Code that draws figures —
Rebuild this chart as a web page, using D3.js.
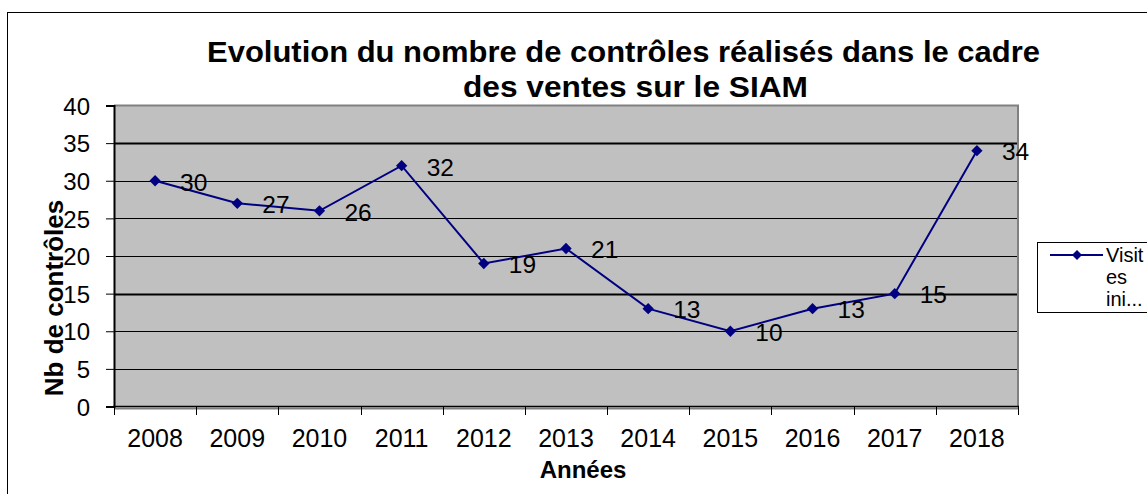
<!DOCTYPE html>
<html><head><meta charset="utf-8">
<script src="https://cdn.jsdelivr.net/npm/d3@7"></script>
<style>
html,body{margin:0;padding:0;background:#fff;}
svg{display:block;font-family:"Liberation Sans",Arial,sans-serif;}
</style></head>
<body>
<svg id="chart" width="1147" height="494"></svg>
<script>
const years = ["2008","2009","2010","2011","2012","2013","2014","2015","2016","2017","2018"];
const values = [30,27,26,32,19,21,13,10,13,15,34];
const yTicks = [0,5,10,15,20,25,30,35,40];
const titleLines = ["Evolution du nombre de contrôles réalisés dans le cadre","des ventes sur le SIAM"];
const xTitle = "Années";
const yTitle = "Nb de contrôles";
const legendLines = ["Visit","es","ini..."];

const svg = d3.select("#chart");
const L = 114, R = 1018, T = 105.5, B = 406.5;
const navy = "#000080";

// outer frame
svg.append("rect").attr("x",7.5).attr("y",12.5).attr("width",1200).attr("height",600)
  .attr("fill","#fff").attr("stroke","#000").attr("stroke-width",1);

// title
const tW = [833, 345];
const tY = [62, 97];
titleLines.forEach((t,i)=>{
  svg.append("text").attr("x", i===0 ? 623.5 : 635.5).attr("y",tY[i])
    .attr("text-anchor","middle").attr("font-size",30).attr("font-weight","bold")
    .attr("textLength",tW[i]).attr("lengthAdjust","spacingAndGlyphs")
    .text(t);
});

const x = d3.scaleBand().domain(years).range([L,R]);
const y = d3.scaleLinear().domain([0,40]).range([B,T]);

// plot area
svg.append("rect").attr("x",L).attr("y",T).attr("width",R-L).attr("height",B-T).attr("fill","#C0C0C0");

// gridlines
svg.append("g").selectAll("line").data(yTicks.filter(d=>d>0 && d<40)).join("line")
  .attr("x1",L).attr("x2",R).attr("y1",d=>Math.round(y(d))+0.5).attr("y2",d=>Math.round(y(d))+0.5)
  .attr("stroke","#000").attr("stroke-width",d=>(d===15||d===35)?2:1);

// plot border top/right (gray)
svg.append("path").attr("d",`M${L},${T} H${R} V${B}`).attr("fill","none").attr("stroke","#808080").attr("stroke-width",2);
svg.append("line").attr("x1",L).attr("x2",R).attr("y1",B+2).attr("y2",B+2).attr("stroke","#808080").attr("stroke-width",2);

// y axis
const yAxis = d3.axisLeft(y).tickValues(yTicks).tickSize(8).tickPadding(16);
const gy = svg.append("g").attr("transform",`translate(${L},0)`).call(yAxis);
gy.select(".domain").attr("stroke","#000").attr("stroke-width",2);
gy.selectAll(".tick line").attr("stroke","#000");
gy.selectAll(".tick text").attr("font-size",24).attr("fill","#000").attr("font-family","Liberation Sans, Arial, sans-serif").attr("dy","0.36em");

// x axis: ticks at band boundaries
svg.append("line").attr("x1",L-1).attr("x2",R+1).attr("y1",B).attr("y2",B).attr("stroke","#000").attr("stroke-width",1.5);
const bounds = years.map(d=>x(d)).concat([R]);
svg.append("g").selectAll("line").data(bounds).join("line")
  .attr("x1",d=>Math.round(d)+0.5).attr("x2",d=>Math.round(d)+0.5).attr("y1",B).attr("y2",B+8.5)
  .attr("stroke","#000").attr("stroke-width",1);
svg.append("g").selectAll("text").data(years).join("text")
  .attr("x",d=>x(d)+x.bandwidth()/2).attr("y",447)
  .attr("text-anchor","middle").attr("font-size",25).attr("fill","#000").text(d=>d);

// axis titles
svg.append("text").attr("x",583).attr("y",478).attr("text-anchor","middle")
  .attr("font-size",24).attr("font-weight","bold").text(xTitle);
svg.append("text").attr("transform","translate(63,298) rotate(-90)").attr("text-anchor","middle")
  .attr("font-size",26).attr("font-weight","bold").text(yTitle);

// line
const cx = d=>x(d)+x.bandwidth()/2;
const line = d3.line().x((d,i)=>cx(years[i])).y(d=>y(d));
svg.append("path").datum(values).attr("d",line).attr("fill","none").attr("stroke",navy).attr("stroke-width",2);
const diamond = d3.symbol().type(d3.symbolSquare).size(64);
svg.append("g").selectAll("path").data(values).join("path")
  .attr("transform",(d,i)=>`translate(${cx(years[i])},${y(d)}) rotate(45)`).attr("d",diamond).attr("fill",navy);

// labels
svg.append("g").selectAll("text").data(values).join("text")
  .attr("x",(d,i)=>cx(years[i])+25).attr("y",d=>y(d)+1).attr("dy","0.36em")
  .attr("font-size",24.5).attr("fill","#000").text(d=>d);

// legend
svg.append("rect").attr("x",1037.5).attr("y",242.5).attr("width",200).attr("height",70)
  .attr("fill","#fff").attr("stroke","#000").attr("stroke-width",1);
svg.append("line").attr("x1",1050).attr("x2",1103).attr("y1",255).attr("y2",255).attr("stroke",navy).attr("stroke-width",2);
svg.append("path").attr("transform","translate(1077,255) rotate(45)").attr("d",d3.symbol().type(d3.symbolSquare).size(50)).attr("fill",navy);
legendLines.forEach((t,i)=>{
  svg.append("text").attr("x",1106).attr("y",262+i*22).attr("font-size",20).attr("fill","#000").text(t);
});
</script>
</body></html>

...

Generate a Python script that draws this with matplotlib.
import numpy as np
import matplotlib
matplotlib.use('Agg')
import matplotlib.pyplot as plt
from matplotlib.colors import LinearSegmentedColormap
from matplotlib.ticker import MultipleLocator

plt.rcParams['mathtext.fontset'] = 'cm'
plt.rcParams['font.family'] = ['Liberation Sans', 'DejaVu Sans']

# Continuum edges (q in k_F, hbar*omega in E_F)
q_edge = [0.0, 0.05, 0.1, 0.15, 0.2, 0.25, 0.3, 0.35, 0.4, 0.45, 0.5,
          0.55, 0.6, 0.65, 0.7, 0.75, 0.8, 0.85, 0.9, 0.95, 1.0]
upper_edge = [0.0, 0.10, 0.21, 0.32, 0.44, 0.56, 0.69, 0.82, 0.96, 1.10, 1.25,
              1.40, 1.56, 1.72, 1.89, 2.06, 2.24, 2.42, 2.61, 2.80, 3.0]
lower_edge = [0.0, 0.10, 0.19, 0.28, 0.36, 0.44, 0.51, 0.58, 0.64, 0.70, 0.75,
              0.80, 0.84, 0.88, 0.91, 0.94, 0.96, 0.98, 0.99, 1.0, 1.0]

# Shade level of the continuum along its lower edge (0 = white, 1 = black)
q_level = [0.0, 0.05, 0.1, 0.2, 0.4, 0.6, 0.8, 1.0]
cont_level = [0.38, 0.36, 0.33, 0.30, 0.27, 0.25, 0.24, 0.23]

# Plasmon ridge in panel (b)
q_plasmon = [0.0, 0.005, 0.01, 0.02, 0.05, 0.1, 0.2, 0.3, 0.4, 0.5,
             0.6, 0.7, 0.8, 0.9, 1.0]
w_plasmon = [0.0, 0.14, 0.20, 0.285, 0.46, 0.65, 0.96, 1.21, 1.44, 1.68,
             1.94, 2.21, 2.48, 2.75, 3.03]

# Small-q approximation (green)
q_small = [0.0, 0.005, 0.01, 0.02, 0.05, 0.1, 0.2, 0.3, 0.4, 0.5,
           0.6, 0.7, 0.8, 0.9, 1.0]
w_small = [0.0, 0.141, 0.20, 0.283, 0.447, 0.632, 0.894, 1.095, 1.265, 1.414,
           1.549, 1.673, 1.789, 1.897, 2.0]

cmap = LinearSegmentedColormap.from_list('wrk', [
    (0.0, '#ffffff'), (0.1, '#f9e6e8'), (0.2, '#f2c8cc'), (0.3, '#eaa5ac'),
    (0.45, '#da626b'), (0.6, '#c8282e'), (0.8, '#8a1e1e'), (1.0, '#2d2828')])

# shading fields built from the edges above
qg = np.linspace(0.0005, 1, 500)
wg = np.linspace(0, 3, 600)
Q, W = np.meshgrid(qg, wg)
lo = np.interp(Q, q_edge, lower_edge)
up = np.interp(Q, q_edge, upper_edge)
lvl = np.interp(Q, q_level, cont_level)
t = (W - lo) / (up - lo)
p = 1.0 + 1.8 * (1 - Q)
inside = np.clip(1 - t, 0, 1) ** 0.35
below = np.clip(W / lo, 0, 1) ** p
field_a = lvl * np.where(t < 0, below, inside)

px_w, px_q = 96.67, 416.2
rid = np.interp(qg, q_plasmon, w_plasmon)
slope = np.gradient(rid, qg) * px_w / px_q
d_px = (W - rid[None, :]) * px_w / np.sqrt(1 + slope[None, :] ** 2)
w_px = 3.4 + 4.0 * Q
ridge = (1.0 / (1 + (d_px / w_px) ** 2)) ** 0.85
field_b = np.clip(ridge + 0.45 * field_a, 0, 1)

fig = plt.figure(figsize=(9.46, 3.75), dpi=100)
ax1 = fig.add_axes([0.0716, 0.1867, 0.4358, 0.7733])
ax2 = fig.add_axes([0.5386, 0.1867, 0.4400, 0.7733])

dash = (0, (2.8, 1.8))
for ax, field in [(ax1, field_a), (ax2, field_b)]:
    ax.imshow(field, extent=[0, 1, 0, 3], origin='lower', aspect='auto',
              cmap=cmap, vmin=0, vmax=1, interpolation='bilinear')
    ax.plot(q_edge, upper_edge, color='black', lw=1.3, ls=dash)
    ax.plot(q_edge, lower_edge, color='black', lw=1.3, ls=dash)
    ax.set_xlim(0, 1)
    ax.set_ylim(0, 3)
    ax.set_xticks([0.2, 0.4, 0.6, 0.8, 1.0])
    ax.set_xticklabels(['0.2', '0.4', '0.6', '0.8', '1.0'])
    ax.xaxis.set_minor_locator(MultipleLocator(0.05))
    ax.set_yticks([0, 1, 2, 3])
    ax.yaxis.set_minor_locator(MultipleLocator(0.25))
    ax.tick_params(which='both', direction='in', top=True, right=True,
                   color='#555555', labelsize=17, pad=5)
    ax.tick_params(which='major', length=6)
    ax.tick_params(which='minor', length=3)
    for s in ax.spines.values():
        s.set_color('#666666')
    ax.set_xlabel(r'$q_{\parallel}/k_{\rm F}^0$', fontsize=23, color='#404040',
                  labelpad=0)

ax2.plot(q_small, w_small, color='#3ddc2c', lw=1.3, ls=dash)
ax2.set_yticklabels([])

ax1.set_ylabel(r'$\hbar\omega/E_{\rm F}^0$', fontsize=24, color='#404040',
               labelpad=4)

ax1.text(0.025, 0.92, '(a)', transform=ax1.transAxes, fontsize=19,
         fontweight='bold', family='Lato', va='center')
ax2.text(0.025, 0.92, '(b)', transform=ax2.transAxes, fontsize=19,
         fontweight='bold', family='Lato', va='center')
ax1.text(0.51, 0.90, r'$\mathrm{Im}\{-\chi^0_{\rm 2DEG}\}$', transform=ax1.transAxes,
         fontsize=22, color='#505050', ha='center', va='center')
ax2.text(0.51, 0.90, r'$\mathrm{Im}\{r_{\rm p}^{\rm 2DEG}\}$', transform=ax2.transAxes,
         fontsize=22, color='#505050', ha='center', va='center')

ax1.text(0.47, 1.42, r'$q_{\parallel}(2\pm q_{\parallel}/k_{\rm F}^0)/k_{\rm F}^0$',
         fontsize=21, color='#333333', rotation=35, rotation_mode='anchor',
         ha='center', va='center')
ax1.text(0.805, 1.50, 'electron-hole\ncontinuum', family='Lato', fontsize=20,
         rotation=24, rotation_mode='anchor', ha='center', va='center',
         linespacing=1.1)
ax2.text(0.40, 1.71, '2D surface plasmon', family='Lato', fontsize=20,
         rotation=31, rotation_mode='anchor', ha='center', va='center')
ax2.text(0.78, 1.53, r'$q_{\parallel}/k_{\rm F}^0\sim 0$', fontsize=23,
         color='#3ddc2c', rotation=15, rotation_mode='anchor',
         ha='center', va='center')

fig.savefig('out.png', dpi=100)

THE PROBLEM —
Output the lines of the records above exactly as they appear, from the line containing "Generate a Python" through the line containing "cont_level = [0.38, 0.36, 0.33, 0.30, 0.27, 0.25, 0.24, 0.23]".

REPLY —
Generate a Python script that draws this with matplotlib.
import numpy as np
import matplotlib
matplotlib.use('Agg')
import matplotlib.pyplot as plt
from matplotlib.colors import LinearSegmentedColormap
from matplotlib.ticker import MultipleLocator

plt.rcParams['mathtext.fontset'] = 'cm'
plt.rcParams['font.family'] = ['Liberation Sans', 'DejaVu Sans']

# Continuum edges (q in k_F, hbar*omega in E_F)
q_edge = [0.0, 0.05, 0.1, 0.15, 0.2, 0.25, 0.3, 0.35, 0.4, 0.45, 0.5,
          0.55, 0.6, 0.65, 0.7, 0.75, 0.8, 0.85, 0.9, 0.95, 1.0]
upper_edge = [0.0, 0.10, 0.21, 0.32, 0.44, 0.56, 0.69, 0.82, 0.96, 1.10, 1.25,
              1.40, 1.56, 1.72, 1.89, 2.06, 2.24, 2.42, 2.61, 2.80, 3.0]
lower_edge = [0.0, 0.10, 0.19, 0.28, 0.36, 0.44, 0.51, 0.58, 0.64, 0.70, 0.75,
              0.80, 0.84, 0.88, 0.91, 0.94, 0.96, 0.98, 0.99, 1.0, 1.0]

# Shade level of the continuum along its lower edge (0 = white, 1 = black)
q_level = [0.0, 0.05, 0.1, 0.2, 0.4, 0.6, 0.8, 1.0]
cont_level = [0.38, 0.36, 0.33, 0.30, 0.27, 0.25, 0.24, 0.23]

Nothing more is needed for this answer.